Wednesday, August 21, 2013

An adversarial approach vs the aikido way

In my line of work, I occasionally deal with lawyers - often the type who spend a lot of time in a court room. When we have trouble working together on tackling community issues, its often because they approach things in the way they've been trained to practice law in a system that is designed to be adversarial. Too often the goal of our legal system is "winning" (or at least not losing) rather than finding the truth. And so facts that could hurt one's chance of winning are left out or distorted in order to go for the win.

It should come as no surprise then that Glenn Greenwald (a former lawyer) describes himself as an adversarial journalist. His job is to present information in such a way that he wins the argument. If you understand that about him, you've basically got his MO.

And so, when President Obama says that, despite the fact that what Edward Snowden did was illegal, he welcomes the conversation about US surveillance, that presents some real cognitive dissonance for folks like Greenwald. The response is often to declare a win and say this vindicates Snowden as a whistleblower with prosecution being nothing more than intimidation.

Jeffrey Toobin has a wonderful response to that argument.
The assassinations of Martin Luther King, Jr., and Robert F. Kennedy led directly to the passage of a historic law, the Gun Control Act of 1968. Does that change your view of the assassinations? Should we be grateful for the deaths of these two men?

Of course not. That’s lunatic logic. But the same reasoning is now being applied to the actions of Edward Snowden.
One of the issues this all raises is that adversarial approaches are often at odds with a democratic problem-solving process. When your only goal is to win and your opponent provides an opening for conversation/compromise, the response of an adversary is to "go in for the kill" rather than negotiate. That doesn't work if your opponent refuses to play the game.
There are no kicks and no punches within Aikido itself, though the person playing the role of the attacker may well use both, as well as weapon strikes. Instead, there is an emphasis on blending with a partner's attack and the use of techniques to lead that attack safely to a conclusion that is good for everyone.
What we're witnessing right now is Team Greenwald's adversarial approach against President Obama's aikido way. It will be fascinating to observe. But we've long known what the President's goal is.
Our goal should be to stick to our guns on those core values that make this country great, show a spirit of flexibility and sustained attention that can achieve those goals, and try to create the sort of serious, adult, consensus around our problems that can admit Democrats, Republicans and Independents of good will. This is more than just a matter of "framing," although clarity of language, thought, and heart are required. It's a matter of actually having faith in the American people's ability to hear a real and authentic debate about the issues that matter.

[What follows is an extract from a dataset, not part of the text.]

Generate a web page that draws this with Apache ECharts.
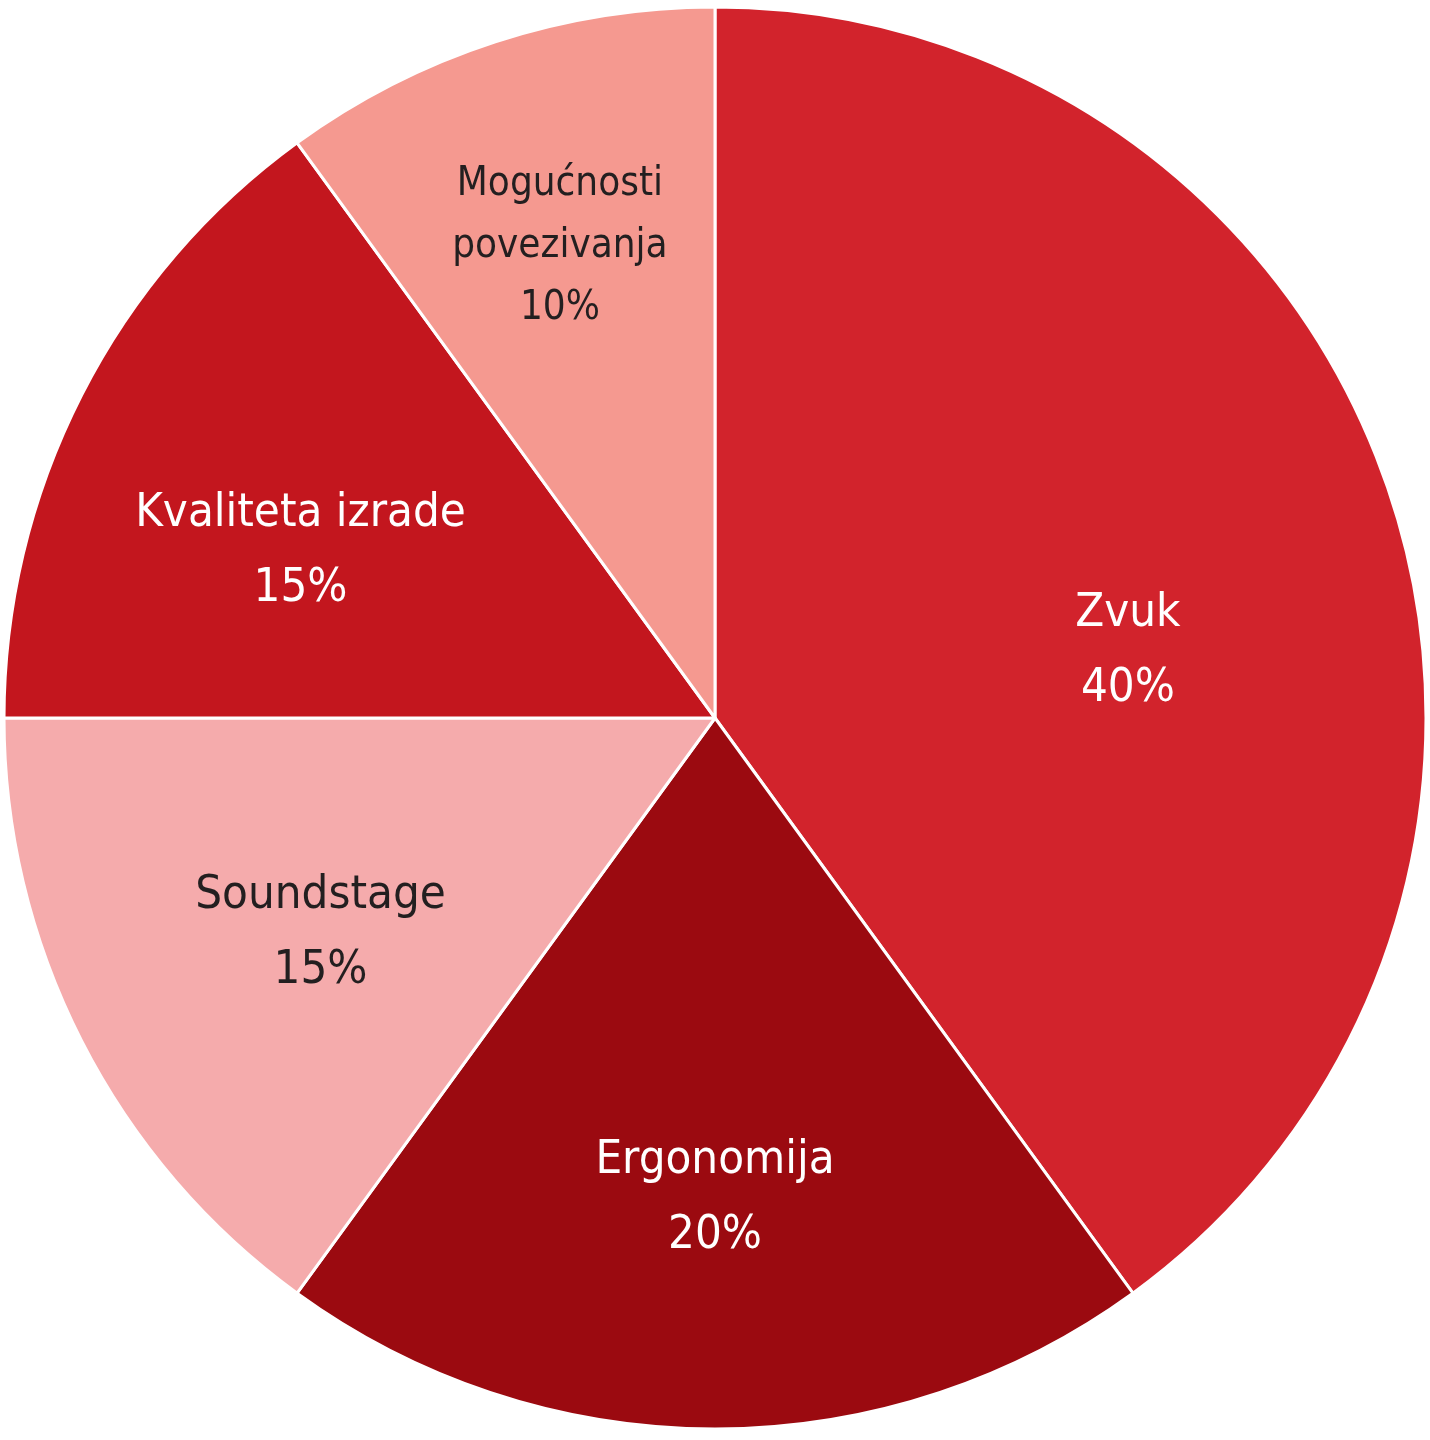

  1. Take the force of your opponents attack and turn it towards achieving the goal you want to achieve.

    In this case, use the outrage (justified or not) about the NSA revelations and use them to push for reform.

  2. BTW, the Greenwald approach reminds me so much of the short-sighted planning of the GOP and the financial elite. What matters to them is immediate or near immediate results. The idea of "growing" towards a more viable solution is just foreign to their way of thinking.

    You either change or you die.

  3. I am always amazed at how consistent PBO is...when you read his words from can hear it echoed in clear focused....simply amazing!